L’arrivée à Gordes, en cet été 2019, de Jean-François Piège n’a rien d’étonnant, c’est même la suite logique du parcours d’un homme qui a toujours flirté avec le Sud de l’Hexagone. De ses origines drômoises à sa rencontre avec Bruno Cirino (la Turbie) ou Alain Ducasse (le Louis XV à Monaco), Piège voue à la cuisine sudiste un véritable culte. Il suffit de plonger dans la carte du Clover Gordes, le restaurant qu’il vient d’inaugurer cette semaine au sein de la Bastide de Gordes, pour s’en convaincre. De la poutargue, simplement présentée en tranches sur des toasts arrosés d’huile d’olive, aux légumes sous la cendre-fondue de parmesan-olives vertes cassées de Maussane, du chèvre mariné à l’huile d’olive aux tomates tonnato-amandes fraîches, Piège n’a qu’une envie : « nourrir le plaisir de la mémoire » et envoie paître à grandes rasades d’huile d’olive, les codes du palace et de la cuisine ampoulée.
Dans un décor toscan de tonnelle avec vue sur le Luberon et les forêts de chênes kermès et cyprès, à l’heure où le ciste et le cade brûlent au soleil, la carte aligne ses meilleurs arguments. En référence au Clover green de Paris (autre table siglée Piège à Paris), quelque verdure de belle facture : légumes comme une anchoïade-sauce herbacée, herbes et salades juste à l’huile d’olive et parmesan, jus de tomates pressées-glace-huile d’olive céleri et moutarde. En référence au Clover gril de Paris (autre table, carnassière celle-là, toujours du même impétrant), un taureau des manades, une bavette de boeuf prime angus, une côte de boeuf de Salers… le tout accompagné de frites aux herbes, d’aubergine au gril, de tomates courgettes, d’un jus d’une daube aux olives.
La chiffonnade de jambon de boeuf de Galice à picorer « pour attendre » offre un fumé et une rare longueur en bouche, portés par un gras et un salé très bien dosés. La carbonara de calmars sauvages est ample et contraste entre le délicat croustillant des petits lardons rissolés et l’onctuosité de l’assiette aux notes marines ultra délicates. L’agneau de la Crau mariné au pèbre d’ail, impeccablement servi rosé, suffirait à deux appétits ; la saucière qui l’accompagne, les frites dorées (craquantes, parsemées de thym et de sauge), les herbes et salades qui accompagnent, ressemblent à une sarabande de goûts, donnent le vertige et répondent en bouche à ce panorama qui éclate au soleil.

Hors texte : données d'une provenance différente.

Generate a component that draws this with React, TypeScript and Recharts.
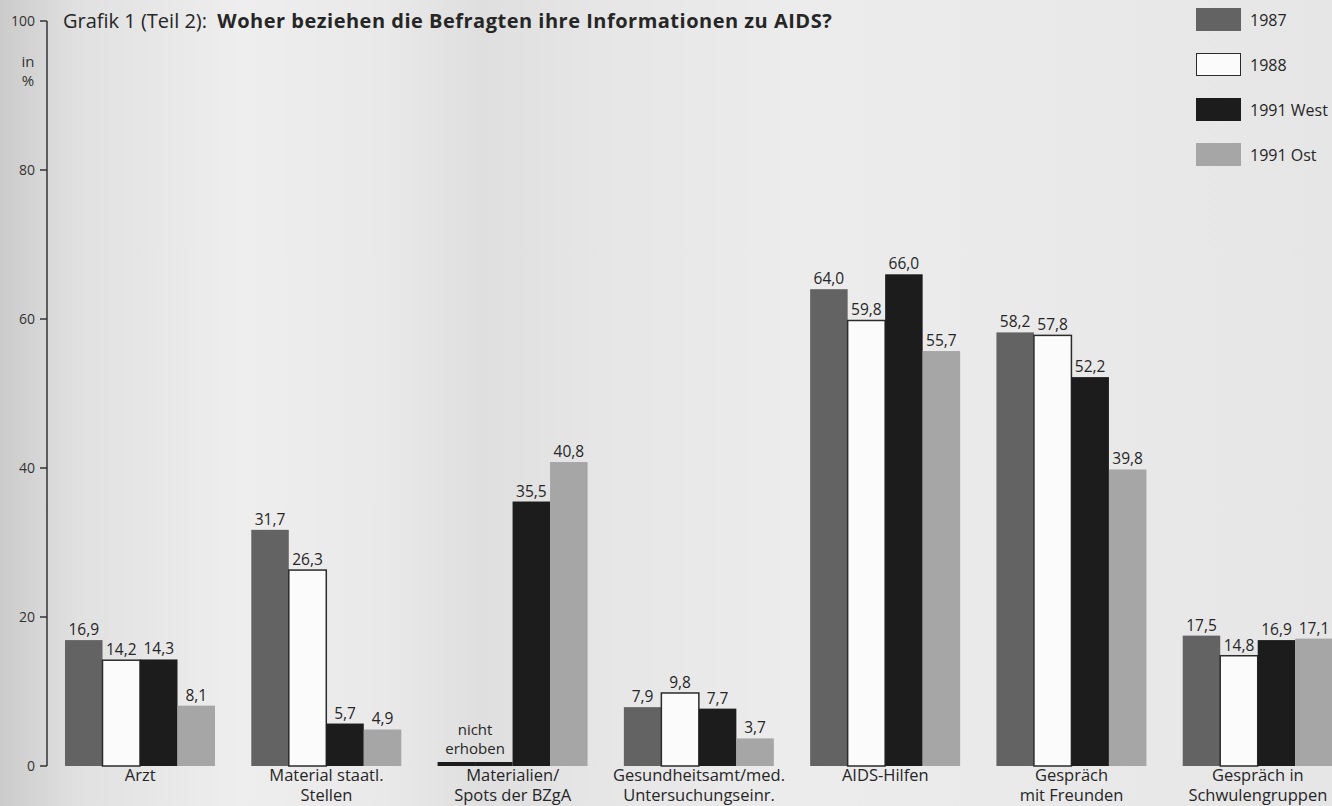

En lieu et place des churros-glace vanille et pot de sauce chocolat, on préférera la giboulée de fruits rouges-glace verveine accompagnée d’une délirante crème vanille et d’un rare coulis de fruits rouges aux notes dominantes de fraise. Les desserts respirent la joie de vivre, les enfants sont à la fête, les objectifs clairement atteints.
Alors faut-il y aller ? Oui car cette carte renoue avec les plaisirs paysans, ancre le cuisinier dans la terre et mise tout sur le produit et son extrême fraîcheur. Oui car, en dépit de cette huile d’olive que Jean-François piège met à toutes les sauces, frisant parfois la redite maladroite, le repas est léger, heureux et ne manque pas de courage. Tournant le dos à une gastronomie désuète, Piège a décidé de remplir les assiettes, de donner à manger. Oui parce que Clover Gordes fustige la gastronomie pédante. A Gordes, la cuisine de Piège se moque des assiettes aseptisées et travaillées à la pince à épiler. Pour ce courage et cette vision, pour cette richesse et cette opulence, on prendrait Piège dans ses bras pour le remercier.
Clover Gordes, la Bastide de Gordes, rue de la Combe, 84220 Gordes. Infos au 04 90 72 12 12. Carte 100-110 €.